Section 9 of the Civil Procedure Code outlines what kind of cases civil courts are competent to try, and what kind of cases are excluded. This provision ensures that a suit for declaration by a member of caste not invited to a caste dinner, or suit against expulsion of a member from a particular caste, or a suit involving purely religious ceremonies, would not be a civil suit tryable by a civil court. While this section may be seemingly progressive in that the Court does not have to burden itself with the internal schema of a particular caste, it effectively ensures that like the proverbial three monkeys who see no evil, hear no evil and speak no ‘evil’. As such, the Court does not take on board such cases, permitting these social practices on the grounds that the same occur in the private sphere.

Casteism is, therefore, reinforced by Section 9. Castes, that is to say upper castes alone, are given the autonomy to function as they please. A caste has the right to own and manage property, and to sue in courts. A caste can even sue for maintenance of caste rules. They are technically not seen as caste groupings because the way it is manoeuvred is to enable them to hide under the garb of private (sic) religious institutions and secure autonomy. For instance, the Gaud Saraswat Brahmin community, which is literally the ruling community in Goa, has been identified as a religious community by the Supreme Court.

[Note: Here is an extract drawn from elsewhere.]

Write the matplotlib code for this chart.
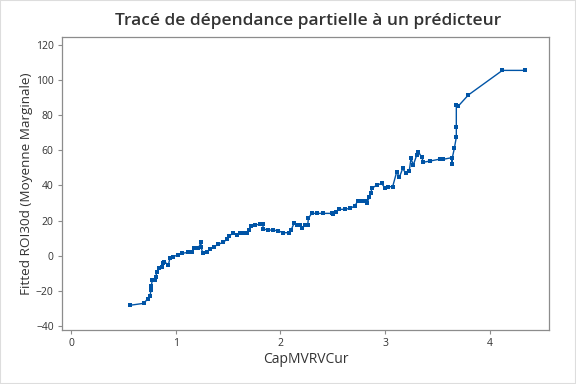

Thus caste groupings often desire to be considered not just a group entity but a private entity! The issue of an individual’s (read depressed caste’s) right to entry into a temple and into its sanctum sanctorum is presented from the ‘private’ lens, that is, if it is my house, you cannot assert your right to enter my house, and the logic that follows is that if it is ‘our’ temple, you cannot assert your right to enter our temple. We own the temple and consequently the land, and therefore you (meaning castes other than the ruling caste) live on our land, and have rights to this land, only at our mercy, and provided you continue to render the caste-based services we expect from you. Recognizing that this is a way of reinforcing caste and a feudal relic, the Bombay Inferior Village Watans Abolition Act, 1958, was enacted to abolish this system. We do not, as yet, have an equivalent law reform in Goa.

Consequently, caste-based occupational slavery of  being able to enjoy full tenurial rights to land only when the mahars beat the dhol (drum), continues under the garb of the Devasthan Act. So much so that, as can be seen in the case of Ibrampur in Pernem, the obviously most needy targets of the Government’s Sansaad Adarsh Gram Yojana (2014) cannot get the benefits of the scheme. According to the response from the Panchayat of Ibrampur-Hankarnem to the residents of Harijanwada, the NOC for setting up the public infrastructure that the residents of Harijanwaddo have expressed their need for, is not given by the owner of the land, i.e. the local Devasthan, as the residents are not fulfilling their traditional caste obligations. If that be so, what is the sense of this model village scheme, where casteism continues unabated?

Another example is how politicians enlist support and draw political allegiance on the basis of caste. Is it a coincidence that the two major cities of Goa, Panaji and Margao, are known to elect only Gaud Saraswat Brahmins for the last three decades or so? And one does not know of any instance, where the enforcement systems have clamped down on caste-based mobilisation. The disadvantaged castes also do not have the social capital that is required to pursue prosecution or to pursue a case in the Court. Thus caste is alive and kicking in Goa.

And so, even when it comes to constitution of Internal Complaints Committees (ICC) in temples, under the purview of the Sexual Harassment of Women at the Workplace (Prevention, Prohibition and Redressal) Act, 2013, the revenue authorities are quoted as advancing a ridiculous argument that an ICC cannot be constituted because only males (and that too male descendants of the mahajans) can become mahajans and the ICC must comprise of representation of women, and therefore such a Committee cannot be set up. This deliberatively naïve argumentignores, however, the fact that women are, and always have been labourers in the temple. Further, that these women invariably belong to the depressed castes. Here again, conveniently, the location of the temple as a workplace is overlooked. And the depressed castes and women will deliberately excluded from the ICC.

Further, even the much hyped Family Laws of Goa still have caste based distinctions. The chapter titled Usages and Customs of Gentile Hindus of Goa, provides under Article 13 that the dancing girls and the Bhavinas are permitted to adopt a relative belonging to their own caste only in the absolute absence of issue, and Article 27 which stipulates that the Hindu Brahmins shall always take oath on the book Shree Bhagwad Gita and the other castes on the coconut, betel, areca and rice. It is argued that these provisions are not presently implemented. It is true that the oath is not on the items as above mentioned. But why should it then stay on the Statute Book? Why is there no express repeal of the law to save the confusion?

How long will we continue to let casteism mar the intelligence of Goa?